▸ PROBLEM DETAILS
Exclude the pictures and return every line exactly as written.

▸ DATA EXTRACT
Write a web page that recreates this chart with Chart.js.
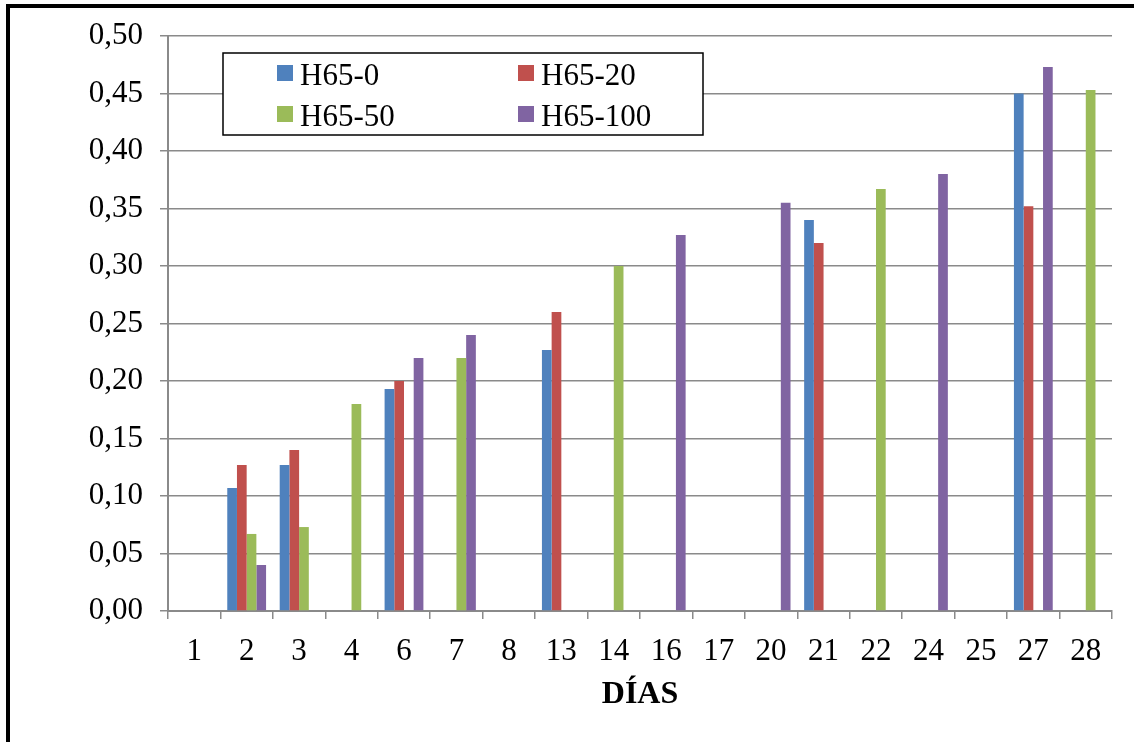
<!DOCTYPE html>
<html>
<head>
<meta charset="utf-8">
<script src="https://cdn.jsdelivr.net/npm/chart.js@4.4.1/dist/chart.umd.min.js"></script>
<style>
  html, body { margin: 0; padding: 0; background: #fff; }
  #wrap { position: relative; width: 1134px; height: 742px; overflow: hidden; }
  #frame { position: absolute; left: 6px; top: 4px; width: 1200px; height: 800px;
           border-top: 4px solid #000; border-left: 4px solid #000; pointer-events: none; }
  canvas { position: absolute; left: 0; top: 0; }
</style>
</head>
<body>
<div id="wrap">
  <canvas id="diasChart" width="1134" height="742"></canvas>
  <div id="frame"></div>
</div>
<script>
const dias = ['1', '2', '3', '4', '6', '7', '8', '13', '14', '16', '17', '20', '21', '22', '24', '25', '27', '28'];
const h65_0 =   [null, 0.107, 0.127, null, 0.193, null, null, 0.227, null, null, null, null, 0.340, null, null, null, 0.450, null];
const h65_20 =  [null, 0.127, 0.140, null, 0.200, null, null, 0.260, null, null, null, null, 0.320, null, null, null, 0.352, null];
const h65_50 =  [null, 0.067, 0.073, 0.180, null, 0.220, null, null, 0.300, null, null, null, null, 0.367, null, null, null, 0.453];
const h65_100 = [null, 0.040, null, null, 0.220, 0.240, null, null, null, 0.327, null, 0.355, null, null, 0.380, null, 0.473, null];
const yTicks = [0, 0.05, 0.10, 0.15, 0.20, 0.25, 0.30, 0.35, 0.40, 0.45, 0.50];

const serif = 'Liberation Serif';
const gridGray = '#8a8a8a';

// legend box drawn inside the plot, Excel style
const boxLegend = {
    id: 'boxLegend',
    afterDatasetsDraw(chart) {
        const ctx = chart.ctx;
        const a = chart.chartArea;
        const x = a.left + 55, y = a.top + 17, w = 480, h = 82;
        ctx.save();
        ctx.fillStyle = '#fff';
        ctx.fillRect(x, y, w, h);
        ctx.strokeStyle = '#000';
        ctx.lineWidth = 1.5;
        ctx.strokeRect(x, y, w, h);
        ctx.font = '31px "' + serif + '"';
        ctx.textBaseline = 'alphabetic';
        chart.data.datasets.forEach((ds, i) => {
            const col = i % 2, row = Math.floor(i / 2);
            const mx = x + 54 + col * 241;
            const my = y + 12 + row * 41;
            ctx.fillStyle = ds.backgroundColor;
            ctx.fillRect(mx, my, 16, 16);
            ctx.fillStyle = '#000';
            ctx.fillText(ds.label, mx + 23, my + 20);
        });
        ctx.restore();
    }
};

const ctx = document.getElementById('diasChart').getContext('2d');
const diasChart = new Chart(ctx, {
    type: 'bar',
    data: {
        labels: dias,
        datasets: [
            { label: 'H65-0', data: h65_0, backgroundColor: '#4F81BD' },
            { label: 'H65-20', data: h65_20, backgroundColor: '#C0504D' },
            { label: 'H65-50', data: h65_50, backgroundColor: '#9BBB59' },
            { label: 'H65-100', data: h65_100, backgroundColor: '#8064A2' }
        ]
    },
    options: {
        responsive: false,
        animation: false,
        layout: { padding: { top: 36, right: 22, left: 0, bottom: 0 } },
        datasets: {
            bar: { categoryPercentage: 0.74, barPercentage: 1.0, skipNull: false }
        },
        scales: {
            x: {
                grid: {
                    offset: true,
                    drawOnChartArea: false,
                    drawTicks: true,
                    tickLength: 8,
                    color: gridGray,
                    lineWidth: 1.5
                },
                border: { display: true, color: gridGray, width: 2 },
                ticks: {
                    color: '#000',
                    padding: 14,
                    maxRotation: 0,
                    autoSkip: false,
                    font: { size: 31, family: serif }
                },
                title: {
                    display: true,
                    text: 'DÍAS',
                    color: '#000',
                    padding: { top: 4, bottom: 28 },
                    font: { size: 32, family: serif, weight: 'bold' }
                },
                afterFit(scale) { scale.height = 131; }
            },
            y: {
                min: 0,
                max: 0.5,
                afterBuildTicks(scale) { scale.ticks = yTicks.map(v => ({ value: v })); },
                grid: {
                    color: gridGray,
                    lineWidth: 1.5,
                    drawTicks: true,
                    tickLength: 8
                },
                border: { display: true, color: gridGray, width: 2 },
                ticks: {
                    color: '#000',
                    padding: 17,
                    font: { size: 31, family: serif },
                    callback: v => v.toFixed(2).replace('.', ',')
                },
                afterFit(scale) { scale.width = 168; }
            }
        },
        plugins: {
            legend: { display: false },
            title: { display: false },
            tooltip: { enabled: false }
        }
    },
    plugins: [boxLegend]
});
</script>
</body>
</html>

▸ ANSWER IN FULL
Write a web page that recreates this chart with Chart.js.
<!DOCTYPE html>
<html>
<head>
<meta charset="utf-8">
<script src="https://cdn.jsdelivr.net/npm/chart.js@4.4.1/dist/chart.umd.min.js"></script>
<style>
  html, body { margin: 0; padding: 0; background: #fff; }
  #wrap { position: relative; width: 1134px; height: 742px; overflow: hidden; }
  #frame { position: absolute; left: 6px; top: 4px; width: 1200px; height: 800px;
           border-top: 4px solid #000; border-left: 4px solid #000; pointer-events: none; }
  canvas { position: absolute; left: 0; top: 0; }
</style>
</head>
<body>
<div id="wrap">
  <canvas id="diasChart" width="1134" height="742"></canvas>
  <div id="frame"></div>
</div>
<script>
const dias = ['1', '2', '3', '4', '6', '7', '8', '13', '14', '16', '17', '20', '21', '22', '24', '25', '27', '28'];
const h65_0 =   [null, 0.107, 0.127, null, 0.193, null, null, 0.227, null, null, null, null, 0.340, null, null, null, 0.450, null];
const h65_20 =  [null, 0.127, 0.140, null, 0.200, null, null, 0.260, null, null, null, null, 0.320, null, null, null, 0.352, null];
const h65_50 =  [null, 0.067, 0.073, 0.180, null, 0.220, null, null, 0.300, null, null, null, null, 0.367, null, null, null, 0.453];
const h65_100 = [null, 0.040, null, null, 0.220, 0.240, null, null, null, 0.327, null, 0.355, null, null, 0.380, null, 0.473, null];
const yTicks = [0, 0.05, 0.10, 0.15, 0.20, 0.25, 0.30, 0.35, 0.40, 0.45, 0.50];

const serif = 'Liberation Serif';
const gridGray = '#8a8a8a';

// legend box drawn inside the plot, Excel style
const boxLegend = {
    id: 'boxLegend',
    afterDatasetsDraw(chart) {
        const ctx = chart.ctx;
        const a = chart.chartArea;
        const x = a.left + 55, y = a.top + 17, w = 480, h = 82;
        ctx.save();
        ctx.fillStyle = '#fff';
        ctx.fillRect(x, y, w, h);
        ctx.strokeStyle = '#000';
        ctx.lineWidth = 1.5;
        ctx.strokeRect(x, y, w, h);
        ctx.font = '31px "' + serif + '"';
        ctx.textBaseline = 'alphabetic';
        chart.data.datasets.forEach((ds, i) => {
            const col = i % 2, row = Math.floor(i / 2);
            const mx = x + 54 + col * 241;
            const my = y + 12 + row * 41;
            ctx.fillStyle = ds.backgroundColor;
            ctx.fillRect(mx, my, 16, 16);
            ctx.fillStyle = '#000';
            ctx.fillText(ds.label, mx + 23, my + 20);
        });
        ctx.restore();
    }
};

const ctx = document.getElementById('diasChart').getContext('2d');
const diasChart = new Chart(ctx, {
    type: 'bar',
    data: {
        labels: dias,
        datasets: [
            { label: 'H65-0', data: h65_0, backgroundColor: '#4F81BD' },
            { label: 'H65-20', data: h65_20, backgroundColor: '#C0504D' },
            { label: 'H65-50', data: h65_50, backgroundColor: '#9BBB59' },
            { label: 'H65-100', data: h65_100, backgroundColor: '#8064A2' }
        ]
    },
    options: {
        responsive: false,
        animation: false,
        layout: { padding: { top: 36, right: 22, left: 0, bottom: 0 } },
        datasets: {
            bar: { categoryPercentage: 0.74, barPercentage: 1.0, skipNull: false }
        },
        scales: {
            x: {
                grid: {
                    offset: true,
                    drawOnChartArea: false,
                    drawTicks: true,
                    tickLength: 8,
                    color: gridGray,
                    lineWidth: 1.5
                },
                border: { display: true, color: gridGray, width: 2 },
                ticks: {
                    color: '#000',
                    padding: 14,
                    maxRotation: 0,
                    autoSkip: false,
                    font: { size: 31, family: serif }
                },
                title: {
                    display: true,
                    text: 'DÍAS',
                    color: '#000',
                    padding: { top: 4, bottom: 28 },
                    font: { size: 32, family: serif, weight: 'bold' }
                },
                afterFit(scale) { scale.height = 131; }
            },
            y: {
                min: 0,
                max: 0.5,
                afterBuildTicks(scale) { scale.ticks = yTicks.map(v => ({ value: v })); },
                grid: {
                    color: gridGray,
                    lineWidth: 1.5,
                    drawTicks: true,
                    tickLength: 8
                },
                border: { display: true, color: gridGray, width: 2 },
                ticks: {
                    color: '#000',
                    padding: 17,
                    font: { size: 31, family: serif },
                    callback: v => v.toFixed(2).replace('.', ',')
                },
                afterFit(scale) { scale.width = 168; }
            }
        },
        plugins: {
            legend: { display: false },
            title: { display: false },
            tooltip: { enabled: false }
        }
    },
    plugins: [boxLegend]
});
</script>
</body>
</html>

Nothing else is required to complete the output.